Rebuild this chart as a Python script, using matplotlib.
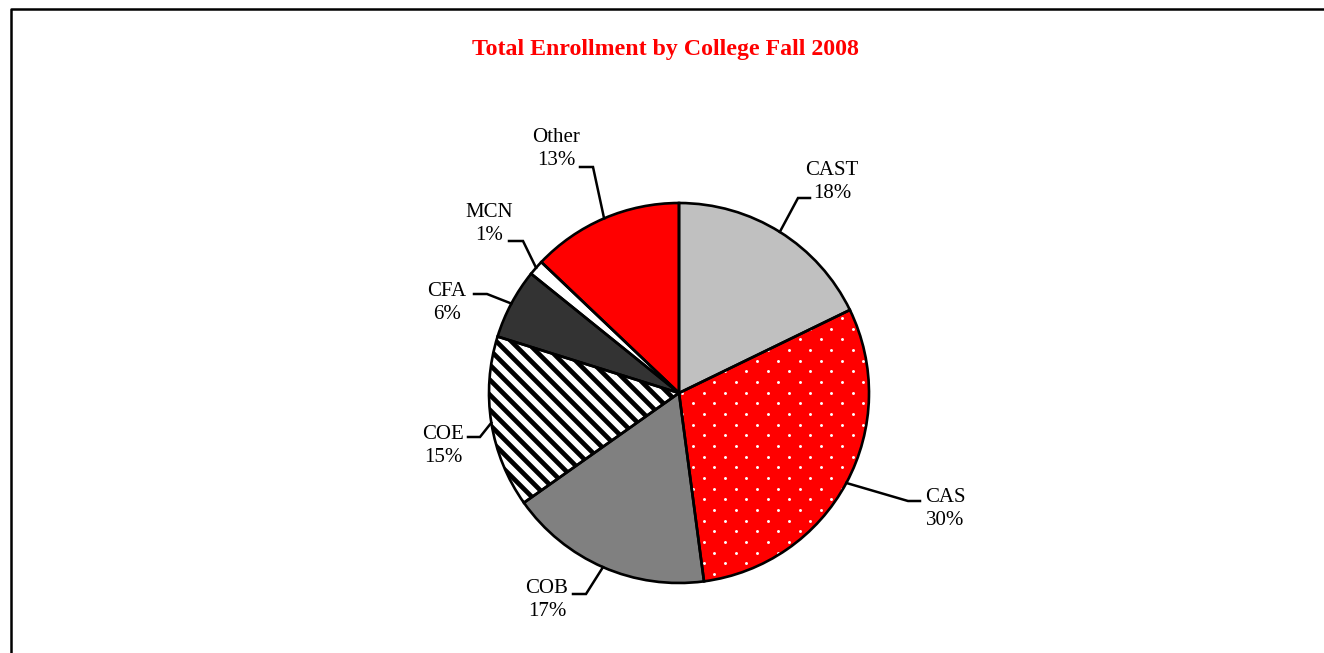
import numpy as np
import matplotlib
matplotlib.use("Agg")
import matplotlib.pyplot as plt
from matplotlib.collections import LineCollection

plt.rcParams["font.family"] = ["Liberation Serif", "DejaVu Serif"]

# data (share of total enrollment, %)
colleges = ["CAST", "CAS", "COB", "COE", "CFA", "MCN", "Other"]
shares = [17.8, 30.1, 17.3, 14.6, 6.0, 1.3, 12.9]
pct_labels = ["18%", "30%", "17%", "15%", "6%", "1%", "13%"]
colors = ["#C0C0C0", "#FF0000", "#808080", "#FFFFFF", "#333333", "#FFFFFF", "#FF0000"]

# label layout in pixel coords: text centre, elbow, end of horizontal tick
text_pos = [(832, 182), (945, 509), (547, 600), (443, 446), (447, 303), (489, 224), (556, 149)]
elbow_pos = [(798, 198), (908, 501), (586, 594), (480, 437), (487, 294), (523, 241), (593, 167)]
end_x = [810, 920, 573, 468, 474, 509, 580]

W, H = 1324, 653
CX, CY, R = 679, 393, 190

fig = plt.figure(figsize=(W / 100, H / 100), dpi=100)
ax = fig.add_axes([0, 0, 1, 1])

# y axis is inverted (pixel coords), so counterclock=True runs clockwise on screen
wedges, _ = ax.pie(shares, colors=colors, center=(CX, CY), radius=R,
                   startangle=-90, counterclock=True,
                   wedgeprops=dict(edgecolor="none", linewidth=0))

# white dot texture on CAS
gx, gy = np.meshgrid(np.arange(480, 900, 21.3), np.arange(190, 600, 10.67))
gx = gx + (np.arange(gx.shape[0])[:, None] % 2) * 10.65
dots = ax.scatter(gx.ravel(), gy.ravel(), s=4.5, color="white", linewidths=0, zorder=2)
dots.set_clip_path(wedges[1])

# diagonal black stripes on COE
segs = [[(x0, 100), (x0 + 600, 700)] for x0 in np.arange(-300, 800, 15)]
stripes = LineCollection(segs, colors="black", linewidths=3.4, zorder=2)
ax.add_collection(stripes)
stripes.set_clip_path(wedges[3])

# outlines on top
ax.pie(shares, colors=["none"] * len(shares), center=(CX, CY), radius=R,
       startangle=-90, counterclock=True,
       wedgeprops=dict(edgecolor="black", linewidth=1.9, zorder=3))

# labels with leader lines from the middle of each wedge's arc
for w, name, pct, tp, ep, ex in zip(wedges, colleges, pct_labels, text_pos, elbow_pos, end_x):
    mid = np.deg2rad((w.theta1 + w.theta2) / 2)
    px, py = CX + R * np.cos(mid), CY + R * np.sin(mid)
    ax.plot([px, ep[0], ex], [py, ep[1], ep[1]], color="black", lw=1.8, zorder=4,
            solid_joinstyle="miter")
    ax.text(tp[0], tp[1], f"{name}\n{pct}", ha="center", va="center",
            fontsize=15, linespacing=1.3, color="black")

ax.set_xlim(0, W)
ax.set_ylim(H, 0)
ax.set_aspect("auto")
ax.axis("off")

ax.text(665, 50, "Total Enrollment by College Fall 2008", ha="center", va="center",
        fontsize=17.2, fontweight="bold", color="#FF0000")

# chart frame (cut off at right and bottom)
ax.plot([10.5, 10.5, W + 20], [H + 20, 8.7, 8.7], color="black", lw=1.8, clip_on=False)

fig.savefig("out.png", dpi=100)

**********

→ Aim of the exercise
Identify and copy the lines holding the word "matplotlib".

→ Written response
Rebuild this chart as a Python script, using matplotlib.
import matplotlib
matplotlib.use("Agg")
import matplotlib.pyplot as plt
from matplotlib.collections import LineCollection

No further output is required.